Santa Santa Santa and also Santa

People make such a big thing about Christmas envy. Oh, you poor Jewish thing, you must've hated growing up watching your friends and their Christmas this and Santa that. Trees and lights and ham and lamb and mint sauce (I still don't understand the mint sauce, can some gentile out there enlighten me?) and candy canes and TV specials and stockings. You poor deprived child. Boo hoo and wah.

But not really. The thing is, I like Hanukkah. Always did. You get to play with fire -- in front of your parents, no less -- you get to hear a cool story about war and miracles, and you get eight nights of presents. And no matter what Lewis Black tells you about back-to-school holidays, some of us actually got toys at Hanukkah. Like the Cabbage Patch dolls and the Pound Puppies and the Nintendo and could I be dating myself any more here? Anyway, Christmas-Hanukkah never bothered me.

(Easter-Passover, that bugged me. Macaroons? Chocolate bunnies? No comparison.)

What I'm realizing, though, is that when it comes to the sheer fun quotient, Hanukkah can't compete. It's just outclassed.

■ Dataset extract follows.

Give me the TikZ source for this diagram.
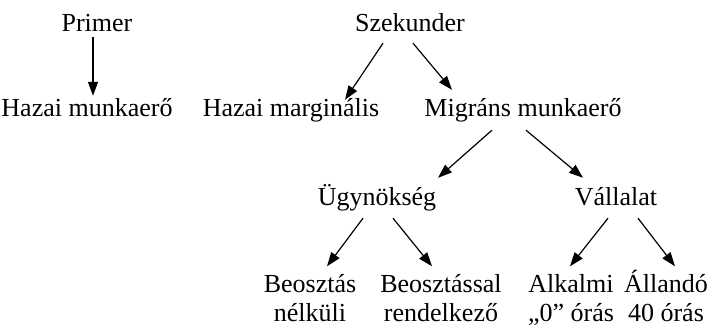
\documentclass[tikz,border=0pt]{standalone}
\usepackage{fontspec}
\setmainfont{Liberation Serif}
\usetikzlibrary{arrows.meta}
\begin{document}
\begin{tikzpicture}[x=1pt,y=-1pt,
  lbl/.style={inner sep=0pt, text height=17pt, text depth=6pt, anchor=base, font=\fontsize{26}{28}\selectfont},
  two/.style={inner sep=0pt, align=center, anchor=base, font=\fontsize{26}{28.5}\selectfont},
  arr/.style={-{Triangle[length=14pt,width=10pt]}, line width=1.2pt}]
\useasboundingbox (0,0) rectangle (712,327);
\node[lbl] (p) at (97,31) {Primer};
\node[lbl] (h) at (87,116) {Hazai munkaerő};
\node[lbl] (s) at (410,31) {Szekunder};
\node[lbl] (hm) at (291,116) {Hazai marginális};
\node[lbl] (m) at (523,116) {Migráns munkaerő};
\node[lbl] (u) at (377,205) {Ügynökség};
\node[lbl] (v) at (616,205) {Vállalat};
\node[two] (b1) at (310,321) {\rule{0pt}{23pt}Beosztás\\nélküli};
\node[two] (b2) at (441,321) {\rule{0pt}{23pt}Beosztással\\rendelkező};
\node[two] (b3) at (571,321) {\rule{0pt}{23pt}Alkalmi\\„0” órás};
\node[two] (b4) at (666,321) {\rule{0pt}{23pt}Állandó\\40 órás};
\draw[arr] ([xshift=-4pt]p.south) -- ([xshift=6pt,yshift=3pt]h.north);
\draw[arr] ([xshift=-27pt,yshift=-6pt]s.south) -- ([xshift=54pt,yshift=-1pt]hm.north);
\draw[arr] ([xshift=3pt,yshift=-6pt]s.south) -- ([xshift=-71pt,yshift=9pt]m.north);
\draw[arr] ([xshift=-31pt,yshift=-8pt]m.south) -- ([xshift=61pt,yshift=10pt]u.north);
\draw[arr] ([xshift=3pt,yshift=-8pt]m.south) -- ([xshift=-33pt,yshift=10pt]v.north);
\draw[arr] ([xshift=-14pt,yshift=-7pt]u.south) -- ([xshift=17pt,yshift=3pt]b1.north);
\draw[arr] ([xshift=16pt,yshift=-7pt]u.south) -- ([xshift=-9pt,yshift=3pt]b2.north);
\draw[arr] ([xshift=-8pt,yshift=-7pt]v.south) -- ([xshift=-1pt,yshift=3pt]b3.north);
\draw[arr] ([xshift=22pt,yshift=-7pt]v.south) -- ([xshift=9pt,yshift=3pt]b4.north);
\end{tikzpicture}
\end{document}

We took kiddo to see Santa on Saturday -- right, the day it snowed, and then tried to find a tree even though there was snow in our eyes the whole time -- and went to our town's tree lighting on Sunday. He had a blast. He ran right up to Santa, high-fived him, sat on his lap, said thanks for the candy cane, and then while we were drinking our hot cider he ran back over to Santa and scored a second picture. Probably would've shot for a third if we hadn't dragged him outside to the tree lot. We'd have an album full of him mugging with Santa.

For the tree lighting, everybody gathered outside the municipal building while every single fire truck and ambulance the town owns (or it felt that way, anyway) came screaming into the lot, followed by Santa on a smaller truck. Kids shrieked when they saw him. Santa is a rock star! Then everyone looked up at the big tree at the top of the hill and counted down to 1, when the tree magically lit up in primary colors. And then inside for cupcakes and hot chocolate, plus pictures with Santa (absolutely not, it was a mile-long line).

Such excitement, such drama. Even I got a thrill when I knelt next to kiddo and pointed: "Look, here comes Santa! Look at the tree, they're turning on the lights!" It draws you in. I started to wonder what it would've been like for me, celebrating these things as a kid. What would it have felt like? What's it like to see Santa for the first time, and to believe in him? Kiddo looked dazzled.

(I am aware that Santa is not actually the point of the holiday. We'll tackle that part, too, when kiddo is old enough to understand a little better. Right now I'm focusing on the more secular aspects.)

Hanukkah has a pretty compelling story in its own right, but it's a more quiet sort of celebration. It's not even a major holiday on the Jewish calendar, nowhere near the status of Passover or the High Holy Days. Any attempts to raise it up to the level of Christmas are -- let's face it -- Christmas envy.

We celebrate both, obviously, but we don't mush them together. They're separate holidays held for separate reasons and that needs to be acknowledged. Still I wonder how much more we'll have to push to make Hanukkah stick in the kids' minds. Because Christmas has a magic that's hard to resist.